Leaders of the seven north east councils, the North East Combined Authority (NECA), voted in favour of a scheme to transform the way services are run, bringing the vision of a nationalised bus system a step closer.
They agreed unanimously on Tuesday to submit proposals for the introduction of a Quality Contract Scheme (QCS) for consideration by the national QCS Board.
If approved, the scheme would see bus companies bidding for contracts to provide routes for the NECA, rather than pick their own profitable routes, while there would be more public involvement.
NECA would re-invest part of the profit into improving local services.
Mayor Norma Redfearn said: “In North Tyneside we have regularly had complaints about the lack of bus services in the borough and know that it is an important issue for residents.
“I welcome the fact that this will put residents into the driving seat as they will be listened to and more importantly their needs will be acted upon in the provision of local bus services.”
Vicki Gilbert, from Whitley Bay and chairman of the Tyne and Wear Public Transport Users Group, said: “We are delighted the leaders had the courage to stand up against the bus corporations.
“There will be cheaper fairs, an Oyster card system like London and annual fare rises will be kept down.”
Bus operators proposed an alternative Voluntary Partnership Agreement which would see bus companies working with the Combined Authority under a formal voluntary agreement.
Go North East managing director Kevin Carr said: “I am bitterly disappointed with the decision, but we are not surprised.
“Nexus has convinced the leaders to take a huge gamble, needing an £80m contingency fund on top of £51m in guaranteed funding every year.
“Today’s decision is not final. We expect a far more rigorous examination of the bus contracts proposals by the independent review board.

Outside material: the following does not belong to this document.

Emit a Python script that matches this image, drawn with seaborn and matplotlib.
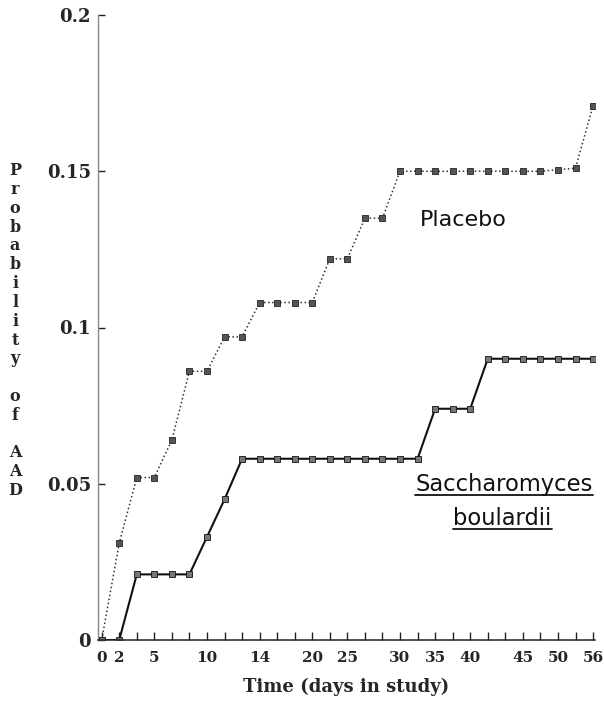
import numpy as np
import pandas as pd
import matplotlib
matplotlib.use("Agg")
import matplotlib.pyplot as plt
from matplotlib.lines import Line2D
import seaborn as sns

# ---- data -------------------------------------------------------------
time_labels = ['0', '2', '', '5', '', '', '10', '', '', '14', '', '', '20', '',
               '25', '', '', '30', '', '35', '', '40', '', '', '45', '', '50', '', '56']
placebo = [0.000, 0.031, 0.052, 0.052, 0.064, 0.086, 0.086, 0.097, 0.097, 0.108,
           0.108, 0.108, 0.108, 0.122, 0.122, 0.135, 0.135, 0.150, 0.150, 0.150,
           0.150, 0.150, 0.150, 0.150, 0.150, 0.150, 0.1505, 0.151, 0.171]
sacch = [0.000, 0.000, 0.021, 0.021, 0.021, 0.021, 0.033, 0.045, 0.058, 0.058,
         0.058, 0.058, 0.058, 0.058, 0.058, 0.058, 0.058, 0.058, 0.058, 0.074,
         0.074, 0.074, 0.090, 0.090, 0.090, 0.090, 0.090, 0.090, 0.090]
y_ticks = [0, 0.05, 0.1, 0.15, 0.2]
y_tick_labels = ['0', '0.05', '0.1', '0.15', '0.2']

pos = np.arange(len(time_labels))
df = pd.DataFrame({'pos': pos, 'Placebo': placebo, 'Sacch': sacch})

sns.set_theme(style="ticks")
plt.rcParams['font.family'] = ['DejaVu Sans']

fig = plt.figure(figsize=(6.04, 7.04), dpi=100)
ax = fig.add_axes([98 / 604, 1 - 640 / 704, 497 / 604, 625 / 704])

sns.lineplot(data=df, x='pos', y='Placebo', ax=ax, color='#333333', linestyle=':',
             linewidth=1.1, marker='s', markersize=3.8, markerfacecolor='#555555',
             markeredgecolor='#222222', markeredgewidth=0.6)
sns.lineplot(data=df, x='pos', y='Sacch', ax=ax, color='#111111', linestyle='-',
             linewidth=1.5, marker='s', markersize=3.8, markerfacecolor='#777777',
             markeredgecolor='#111111', markeredgewidth=0.6)

ax.set_xlim(-0.21, 28.11)
ax.set_ylim(0, 0.2)
ax.set_xticks(pos)
ax.set_xticklabels(time_labels)
ax.set_yticks(y_ticks)
ax.set_yticklabels(y_tick_labels)

serif = ['DejaVu Serif']
for lab in ax.get_xticklabels():
    lab.set_fontfamily(serif); lab.set_fontweight('bold'); lab.set_fontsize(11)
for lab in ax.get_yticklabels():
    lab.set_fontfamily(serif); lab.set_fontweight('bold'); lab.set_fontsize(13)

ax.tick_params(axis='x', direction='in', length=6, width=1, color='#222222', pad=8)
ax.tick_params(axis='y', direction='in', length=5, width=1, color='#222222', pad=5)

sns.despine(ax=ax)
ax.spines['left'].set_color('#888888')
ax.spines['left'].set_linewidth(1.0)
ax.spines['bottom'].set_color('#222222')
ax.spines['bottom'].set_linewidth(1.1)

ax.set_xlabel('Time (days in study)', fontfamily=serif, fontweight='bold',
              fontsize=13, labelpad=9)
ylab = "\n".join(list("Probability")) + "\n\n" + "\n".join(list("of")) + "\n\n" + "\n".join(list("AAD"))
ax.set_ylabel(ylab, rotation=0, fontfamily=serif, fontweight='bold', fontsize=11.5,
              linespacing=1.14, va='center', ha='center')
ax.yaxis.set_label_coords(-0.167, 0.495)

ax.text(0.736, 0.672, 'Placebo', transform=ax.transAxes, ha='center', va='center',
        fontsize=16, color='#111111')
t1 = ax.text(0.817, 0.2496, 'Saccharomyces', transform=ax.transAxes, ha='center',
             va='center', fontsize=16.3, color='#111111')
t2 = ax.text(0.814, 0.195, 'boulardii', transform=ax.transAxes, ha='center',
             va='center', fontsize=16.3, color='#111111')
ax.set_facecolor('white')
fig.patch.set_facecolor('white')

# underline the species name, derived from the text extents
fig.canvas.draw()
r = fig.canvas.get_renderer()
inv = fig.transFigure.inverted()
for t in (t1, t2):
    bb = t.get_window_extent(renderer=r)
    (x0, y0), (x1, y1) = inv.transform([(bb.x0, bb.y0), (bb.x1, bb.y1)])
    fig.add_artist(Line2D([x0, x1], [y0 + 0.001, y0 + 0.001], transform=fig.transFigure,
                          color='#111111', linewidth=1.3))

fig.savefig('out.png', dpi=100)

“There is no evidence that the current system of delivering bus services has failed the north east.
“Our plans would make the bus network even stronger.”
Bernard Garner, director general of Nexus, said: “Nexus was instructed to look at the best way to deliver better bus services with the £65m of public money that goes into the system.
“To put it simply, think London. It demonstrates the way to maintain the best network for the people of Tyne and Wear.”
The proposal will now be submitted to the national Quality Contract Board. Their decision will then be referred back to NECA for a final decision. If agreed the aim would be to introduce the Quality Contract Scheme by April 2017.